5-Fold Increase in Video Encoding with OpenCL-like Technology

jctevere · Apr 24, 2009

SirOmega said:
I'm skeptical. The x264 guys looked at CUDA and found it wasn't worth it. The badaboom app required a $600 video card to encode a movie as fast as a Core i7 940. And then the quality output from badaboom wasn't even nearly as good as x264 output, and this test was back in November, and there have been some x264 speed improvements since then. Show me the benchmarks!
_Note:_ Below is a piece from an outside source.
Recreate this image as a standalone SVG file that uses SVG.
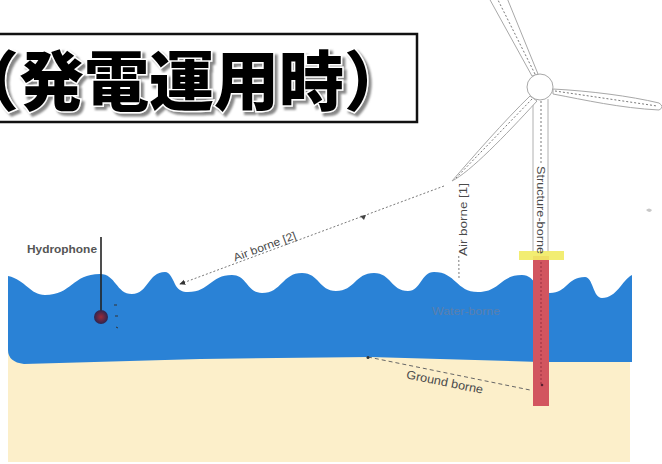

Well, while I agree with you. I think the claims that Nvida and NERO made were when they tried to encode video on a lets just say for our purposes a Core Duo or Core 2 Duo machine (or a computer with a popular processor not very good at parallel processing) without CUDA, and then compared the total time when the same exact machine using CUDA and its graphics card to perform the encoding. So while it may be true that OpenCL may not be as good as we make it all out to be, only a fraction of computer owners currently own core i7 processors, which were made to perform much better at parallel processing. However, the majority of computers that use core duo or core 2 duo are not very good at this, so chances are that they would benefit very much off this technology.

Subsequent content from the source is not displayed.